Before his residency at Hôtel Philippoz, Tim Leyendekker had been in possession of his two grandmother's diaries for a few years already, but had never found time and space to dig into his family history. Considering Hôtel Philippoz' history, it appeared to both of us like an auspicious place for Tim to start working on this material, hoping that the history of my grandmother could possibly echo Tim's grandmother's lives. As he intended, Tim spent his two weeks residency diving into the two diaries, discovering other facets of his grandmothers, aspects he wasn't aware of, which altered and disturbed the memories he kept from them. Even though the diaries were his ancestors', Tim confronted himself to documents that could have been written by unknown strangers, which emphasized the difficulty of remembering a lost person. From this experience came out two works : the first is a video, beamed on a raw stone wall, showing the artist's hand laying objects on the ground. The viewer only sees the back of the pictures and booklets that are being piled up. On the opposite side of the room, three stacks of A3 black-and-white prints are displayed on a table, each print showing a couple of pictures : a ring and the image of a bird, an electrical wire and a key, a crystal stone and the cut-out of a photograph. If each of the three prints are directly connected to Tim's grandmothers and my own, the objects that are shown are extremely banal, so common that they could be anybody's. Both displayed in the same room on the ground floor, a bit isolated, Tim's prints and video functioned as a counterpoint to the rest of the works, which approached the idea of transmission in a more direct way : Tim's research revealed the limitations of transmission, the incapacity of remembering someone, the flattening and erasing effect of time. By removing any affect of somebody's once precious objects in a gesture of abstraction, Tim offered the visitors to appropriate them and create their own (temporary) history. Following that idea, the prints were offered to the viewers to bring home.

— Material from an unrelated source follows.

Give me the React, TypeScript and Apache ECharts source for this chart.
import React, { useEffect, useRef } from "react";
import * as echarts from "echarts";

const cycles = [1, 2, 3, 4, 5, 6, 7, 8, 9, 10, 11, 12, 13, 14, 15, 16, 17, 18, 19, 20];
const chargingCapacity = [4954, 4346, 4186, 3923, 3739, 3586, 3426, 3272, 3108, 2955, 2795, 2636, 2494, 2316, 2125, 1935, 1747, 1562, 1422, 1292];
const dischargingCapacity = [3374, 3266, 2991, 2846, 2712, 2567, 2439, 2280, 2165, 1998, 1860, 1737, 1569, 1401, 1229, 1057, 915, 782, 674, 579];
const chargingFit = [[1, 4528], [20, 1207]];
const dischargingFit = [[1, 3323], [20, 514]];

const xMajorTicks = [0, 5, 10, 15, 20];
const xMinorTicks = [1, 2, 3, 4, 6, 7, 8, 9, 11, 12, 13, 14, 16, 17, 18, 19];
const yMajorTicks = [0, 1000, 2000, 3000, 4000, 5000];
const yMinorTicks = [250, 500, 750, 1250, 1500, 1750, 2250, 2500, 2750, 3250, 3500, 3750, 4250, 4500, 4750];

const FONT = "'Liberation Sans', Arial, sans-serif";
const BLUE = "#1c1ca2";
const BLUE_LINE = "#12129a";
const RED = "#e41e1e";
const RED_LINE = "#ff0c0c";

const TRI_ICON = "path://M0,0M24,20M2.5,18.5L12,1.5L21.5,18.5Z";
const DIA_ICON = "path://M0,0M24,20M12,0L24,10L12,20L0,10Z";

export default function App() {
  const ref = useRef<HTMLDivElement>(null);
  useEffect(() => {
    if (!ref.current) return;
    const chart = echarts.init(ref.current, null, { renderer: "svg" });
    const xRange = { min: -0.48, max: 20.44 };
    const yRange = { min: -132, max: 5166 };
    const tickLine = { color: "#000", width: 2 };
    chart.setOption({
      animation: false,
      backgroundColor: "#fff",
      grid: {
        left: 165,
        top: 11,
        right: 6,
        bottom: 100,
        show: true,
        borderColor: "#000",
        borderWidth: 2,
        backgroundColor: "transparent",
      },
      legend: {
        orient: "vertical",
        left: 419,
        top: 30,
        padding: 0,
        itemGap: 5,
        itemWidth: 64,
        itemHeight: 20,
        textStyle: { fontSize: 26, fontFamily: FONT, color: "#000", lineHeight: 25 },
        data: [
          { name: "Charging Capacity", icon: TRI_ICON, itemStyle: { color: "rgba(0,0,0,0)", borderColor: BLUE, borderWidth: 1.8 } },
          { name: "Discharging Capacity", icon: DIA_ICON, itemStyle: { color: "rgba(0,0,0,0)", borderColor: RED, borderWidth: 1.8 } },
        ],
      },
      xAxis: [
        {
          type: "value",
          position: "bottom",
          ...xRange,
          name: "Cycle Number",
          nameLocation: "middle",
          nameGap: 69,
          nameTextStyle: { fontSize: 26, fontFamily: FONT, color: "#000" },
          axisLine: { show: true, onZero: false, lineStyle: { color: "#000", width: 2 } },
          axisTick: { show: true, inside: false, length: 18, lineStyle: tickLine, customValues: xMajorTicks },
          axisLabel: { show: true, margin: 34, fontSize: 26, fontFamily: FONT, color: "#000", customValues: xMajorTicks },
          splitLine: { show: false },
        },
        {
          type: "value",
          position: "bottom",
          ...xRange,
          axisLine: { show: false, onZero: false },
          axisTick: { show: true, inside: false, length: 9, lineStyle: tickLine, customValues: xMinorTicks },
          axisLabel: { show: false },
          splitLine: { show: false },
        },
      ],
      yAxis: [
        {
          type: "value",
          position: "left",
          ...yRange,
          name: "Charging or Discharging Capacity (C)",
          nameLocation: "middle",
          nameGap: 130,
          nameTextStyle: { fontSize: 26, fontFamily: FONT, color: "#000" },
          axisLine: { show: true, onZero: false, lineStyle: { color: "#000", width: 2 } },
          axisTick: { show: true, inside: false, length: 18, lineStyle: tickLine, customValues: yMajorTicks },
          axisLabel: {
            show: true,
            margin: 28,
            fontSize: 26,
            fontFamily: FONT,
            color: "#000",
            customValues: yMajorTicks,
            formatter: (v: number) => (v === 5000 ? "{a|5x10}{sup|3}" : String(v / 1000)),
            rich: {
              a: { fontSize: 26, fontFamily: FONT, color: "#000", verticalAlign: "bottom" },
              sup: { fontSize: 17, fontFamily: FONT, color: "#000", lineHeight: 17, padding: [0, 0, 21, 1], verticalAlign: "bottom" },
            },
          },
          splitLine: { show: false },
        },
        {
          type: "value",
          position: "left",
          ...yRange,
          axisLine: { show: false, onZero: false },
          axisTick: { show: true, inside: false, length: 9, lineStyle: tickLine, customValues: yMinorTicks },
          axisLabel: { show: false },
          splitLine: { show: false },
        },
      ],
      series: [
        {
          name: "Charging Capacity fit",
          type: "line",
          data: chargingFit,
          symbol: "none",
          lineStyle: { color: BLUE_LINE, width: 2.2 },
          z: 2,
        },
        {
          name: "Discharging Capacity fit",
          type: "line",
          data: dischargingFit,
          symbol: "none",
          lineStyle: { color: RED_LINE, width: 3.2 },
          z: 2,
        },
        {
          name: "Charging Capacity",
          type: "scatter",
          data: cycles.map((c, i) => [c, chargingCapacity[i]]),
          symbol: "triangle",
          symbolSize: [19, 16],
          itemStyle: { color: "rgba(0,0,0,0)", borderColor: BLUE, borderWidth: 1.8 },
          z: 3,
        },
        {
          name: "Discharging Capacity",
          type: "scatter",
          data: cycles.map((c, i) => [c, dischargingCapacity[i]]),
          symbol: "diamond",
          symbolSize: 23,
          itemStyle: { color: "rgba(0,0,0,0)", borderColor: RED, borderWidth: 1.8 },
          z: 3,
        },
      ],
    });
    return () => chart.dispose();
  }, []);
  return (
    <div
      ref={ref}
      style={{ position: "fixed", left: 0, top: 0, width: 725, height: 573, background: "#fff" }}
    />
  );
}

The idea of abstraction and appropriation also apply to Tim's third work for Hôtel Philippoz, an installation with 150 golden balloons filled up with helium, contained by Plexiglas transparent sheets blocking the staircase. Tim's departure point for this work was a quote from Laurie Anderson reacting on Lou Reed's decease: "Death is the release of love". The golden balloons occupied the space with their cheerful but silent, kitsch but poetic, ethereal but weighty presence.

During Hôtel Philippoz' public event, on Saturday the 26th of April, historian Marie-France Vouilloz-Burnier gave an interesting and sometimes acid lecture on the history of women in Valais entitled: Women in 20th century Valais. A missing history. She pointed at the absence of recognition for whom she baptized the "tool-women" of the Alps. Her lecture helped contextualizing the artists' works and acted purposely as an homage to the strong and spirited woman who inhabited the flat for more than 50 years before me.

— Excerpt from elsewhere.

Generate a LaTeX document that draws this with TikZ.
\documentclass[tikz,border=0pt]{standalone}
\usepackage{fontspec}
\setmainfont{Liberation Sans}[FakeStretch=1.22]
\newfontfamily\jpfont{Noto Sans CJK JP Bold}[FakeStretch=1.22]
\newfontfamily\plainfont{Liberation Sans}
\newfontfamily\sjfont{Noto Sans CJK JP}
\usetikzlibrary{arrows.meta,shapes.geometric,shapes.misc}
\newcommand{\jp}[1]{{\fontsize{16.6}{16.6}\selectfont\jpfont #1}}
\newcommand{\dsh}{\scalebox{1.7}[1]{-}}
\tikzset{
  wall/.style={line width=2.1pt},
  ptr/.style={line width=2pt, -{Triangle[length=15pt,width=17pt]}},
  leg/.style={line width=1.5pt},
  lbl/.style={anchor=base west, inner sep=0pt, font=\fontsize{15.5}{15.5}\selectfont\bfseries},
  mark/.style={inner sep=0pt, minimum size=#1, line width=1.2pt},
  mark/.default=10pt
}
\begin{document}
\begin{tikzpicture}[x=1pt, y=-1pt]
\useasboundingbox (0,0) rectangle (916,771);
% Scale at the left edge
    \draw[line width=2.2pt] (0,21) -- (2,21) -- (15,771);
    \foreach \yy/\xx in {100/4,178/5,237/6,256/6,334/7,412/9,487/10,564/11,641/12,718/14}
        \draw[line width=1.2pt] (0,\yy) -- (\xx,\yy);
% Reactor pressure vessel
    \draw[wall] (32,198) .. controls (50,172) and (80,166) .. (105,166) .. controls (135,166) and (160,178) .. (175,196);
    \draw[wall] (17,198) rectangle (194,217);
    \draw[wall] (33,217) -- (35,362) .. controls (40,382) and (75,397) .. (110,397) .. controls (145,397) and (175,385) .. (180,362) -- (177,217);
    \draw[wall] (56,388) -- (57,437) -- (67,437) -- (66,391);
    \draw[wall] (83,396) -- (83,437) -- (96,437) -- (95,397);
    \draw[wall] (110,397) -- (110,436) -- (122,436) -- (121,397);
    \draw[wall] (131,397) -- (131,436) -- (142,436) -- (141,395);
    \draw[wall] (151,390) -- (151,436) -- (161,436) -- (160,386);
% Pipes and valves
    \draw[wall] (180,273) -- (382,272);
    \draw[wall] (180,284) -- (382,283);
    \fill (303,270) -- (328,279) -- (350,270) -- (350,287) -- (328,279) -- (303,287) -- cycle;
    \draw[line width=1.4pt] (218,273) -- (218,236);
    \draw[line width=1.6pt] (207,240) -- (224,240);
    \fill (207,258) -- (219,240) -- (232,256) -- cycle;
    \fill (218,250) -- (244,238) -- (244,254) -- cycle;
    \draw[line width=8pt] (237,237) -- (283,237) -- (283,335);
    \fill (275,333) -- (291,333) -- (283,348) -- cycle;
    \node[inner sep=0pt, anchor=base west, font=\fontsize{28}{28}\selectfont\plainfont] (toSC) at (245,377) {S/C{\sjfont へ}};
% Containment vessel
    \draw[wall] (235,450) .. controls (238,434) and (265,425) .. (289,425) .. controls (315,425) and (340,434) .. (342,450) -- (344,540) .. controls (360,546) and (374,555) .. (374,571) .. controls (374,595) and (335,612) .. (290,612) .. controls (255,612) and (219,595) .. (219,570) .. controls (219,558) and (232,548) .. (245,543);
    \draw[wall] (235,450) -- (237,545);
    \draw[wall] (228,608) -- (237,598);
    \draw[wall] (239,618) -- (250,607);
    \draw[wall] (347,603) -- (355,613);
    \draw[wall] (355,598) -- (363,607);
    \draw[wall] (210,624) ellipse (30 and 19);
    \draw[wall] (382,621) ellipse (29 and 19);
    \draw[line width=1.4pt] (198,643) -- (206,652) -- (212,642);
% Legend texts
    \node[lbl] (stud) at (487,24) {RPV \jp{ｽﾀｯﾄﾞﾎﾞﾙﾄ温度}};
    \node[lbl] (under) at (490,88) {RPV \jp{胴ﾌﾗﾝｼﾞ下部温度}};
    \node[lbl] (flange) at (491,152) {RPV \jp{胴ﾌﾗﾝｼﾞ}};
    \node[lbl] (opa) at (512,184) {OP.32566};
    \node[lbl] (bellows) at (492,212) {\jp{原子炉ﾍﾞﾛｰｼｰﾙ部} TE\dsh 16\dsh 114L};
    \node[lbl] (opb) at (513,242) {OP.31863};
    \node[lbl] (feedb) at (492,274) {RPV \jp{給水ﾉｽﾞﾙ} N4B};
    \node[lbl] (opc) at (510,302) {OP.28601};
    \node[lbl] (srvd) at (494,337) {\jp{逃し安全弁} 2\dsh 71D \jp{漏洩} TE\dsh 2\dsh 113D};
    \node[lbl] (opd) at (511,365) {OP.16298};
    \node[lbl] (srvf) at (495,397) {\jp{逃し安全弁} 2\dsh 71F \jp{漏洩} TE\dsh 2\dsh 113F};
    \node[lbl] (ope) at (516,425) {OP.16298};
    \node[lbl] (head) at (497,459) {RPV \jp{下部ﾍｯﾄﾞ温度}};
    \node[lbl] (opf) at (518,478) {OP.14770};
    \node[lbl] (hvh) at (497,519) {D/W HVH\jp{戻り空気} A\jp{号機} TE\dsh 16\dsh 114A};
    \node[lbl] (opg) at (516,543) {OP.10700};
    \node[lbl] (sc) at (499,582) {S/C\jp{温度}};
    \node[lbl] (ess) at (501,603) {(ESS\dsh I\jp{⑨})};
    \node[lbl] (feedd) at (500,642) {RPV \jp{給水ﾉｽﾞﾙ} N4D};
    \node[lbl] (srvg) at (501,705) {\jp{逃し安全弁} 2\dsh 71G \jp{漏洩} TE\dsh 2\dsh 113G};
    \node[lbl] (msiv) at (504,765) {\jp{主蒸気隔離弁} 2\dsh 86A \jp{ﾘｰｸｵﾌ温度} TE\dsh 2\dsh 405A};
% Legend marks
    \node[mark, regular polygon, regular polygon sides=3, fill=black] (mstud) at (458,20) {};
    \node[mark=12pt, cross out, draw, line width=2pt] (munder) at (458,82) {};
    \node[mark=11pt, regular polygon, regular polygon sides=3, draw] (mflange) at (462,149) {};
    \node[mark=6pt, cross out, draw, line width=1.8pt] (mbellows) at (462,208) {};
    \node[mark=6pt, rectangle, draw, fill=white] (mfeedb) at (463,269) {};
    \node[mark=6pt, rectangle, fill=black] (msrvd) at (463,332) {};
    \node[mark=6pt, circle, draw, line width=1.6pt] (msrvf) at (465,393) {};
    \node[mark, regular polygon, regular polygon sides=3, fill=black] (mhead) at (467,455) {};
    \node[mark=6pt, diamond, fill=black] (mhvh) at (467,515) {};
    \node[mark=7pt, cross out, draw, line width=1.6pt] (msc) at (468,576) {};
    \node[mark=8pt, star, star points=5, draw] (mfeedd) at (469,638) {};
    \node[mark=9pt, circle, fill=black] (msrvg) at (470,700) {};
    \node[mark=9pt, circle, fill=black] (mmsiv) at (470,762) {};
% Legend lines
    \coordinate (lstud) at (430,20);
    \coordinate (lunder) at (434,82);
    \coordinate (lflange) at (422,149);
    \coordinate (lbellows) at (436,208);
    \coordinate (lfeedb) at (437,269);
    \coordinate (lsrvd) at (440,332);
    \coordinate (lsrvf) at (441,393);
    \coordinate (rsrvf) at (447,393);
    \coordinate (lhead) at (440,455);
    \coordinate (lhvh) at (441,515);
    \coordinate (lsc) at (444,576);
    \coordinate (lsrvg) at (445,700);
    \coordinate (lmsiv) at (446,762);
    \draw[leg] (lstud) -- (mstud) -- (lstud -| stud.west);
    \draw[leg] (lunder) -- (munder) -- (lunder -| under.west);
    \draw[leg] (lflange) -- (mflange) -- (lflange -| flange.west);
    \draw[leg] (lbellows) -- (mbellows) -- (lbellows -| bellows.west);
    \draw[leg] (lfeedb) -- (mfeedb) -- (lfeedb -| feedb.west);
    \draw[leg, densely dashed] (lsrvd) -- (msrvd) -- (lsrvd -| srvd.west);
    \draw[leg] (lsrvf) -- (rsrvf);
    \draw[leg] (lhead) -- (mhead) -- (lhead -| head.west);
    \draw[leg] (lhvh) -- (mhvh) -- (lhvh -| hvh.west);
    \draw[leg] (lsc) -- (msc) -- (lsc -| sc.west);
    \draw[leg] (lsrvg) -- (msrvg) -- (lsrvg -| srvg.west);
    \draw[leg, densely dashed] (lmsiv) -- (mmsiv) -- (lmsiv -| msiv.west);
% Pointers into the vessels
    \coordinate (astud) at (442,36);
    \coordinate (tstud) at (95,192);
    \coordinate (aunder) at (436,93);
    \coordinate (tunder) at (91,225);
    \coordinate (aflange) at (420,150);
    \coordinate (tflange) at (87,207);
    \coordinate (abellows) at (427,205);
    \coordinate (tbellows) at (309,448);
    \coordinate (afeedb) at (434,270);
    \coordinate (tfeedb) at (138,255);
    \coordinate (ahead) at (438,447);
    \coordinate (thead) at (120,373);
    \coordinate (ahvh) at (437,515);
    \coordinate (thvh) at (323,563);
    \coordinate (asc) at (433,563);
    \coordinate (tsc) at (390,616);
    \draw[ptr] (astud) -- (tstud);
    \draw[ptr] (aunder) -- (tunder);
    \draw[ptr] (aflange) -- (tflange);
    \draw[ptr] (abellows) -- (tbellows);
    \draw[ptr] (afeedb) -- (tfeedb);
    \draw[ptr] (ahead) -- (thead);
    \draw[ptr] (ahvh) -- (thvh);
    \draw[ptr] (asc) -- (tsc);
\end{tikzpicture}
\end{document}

The three public days that rounded off Hôtel Philippoz' second residency "II – Tranmission" gathered around eight people in a casual and friendly atmosphere - despite the rain. This time, most visitors came from the village itself and delighted our taste buds with amazing cakes.
With a combination of more direct works on the idea of transmission, works that involved the villagers' collaboration in their making and other more abstract and poetic works, this second edition of Hôtel Philippoz opened up a series of interesting questions and generated lively discussions amongst the spectators, the artists and your devoted receptionist.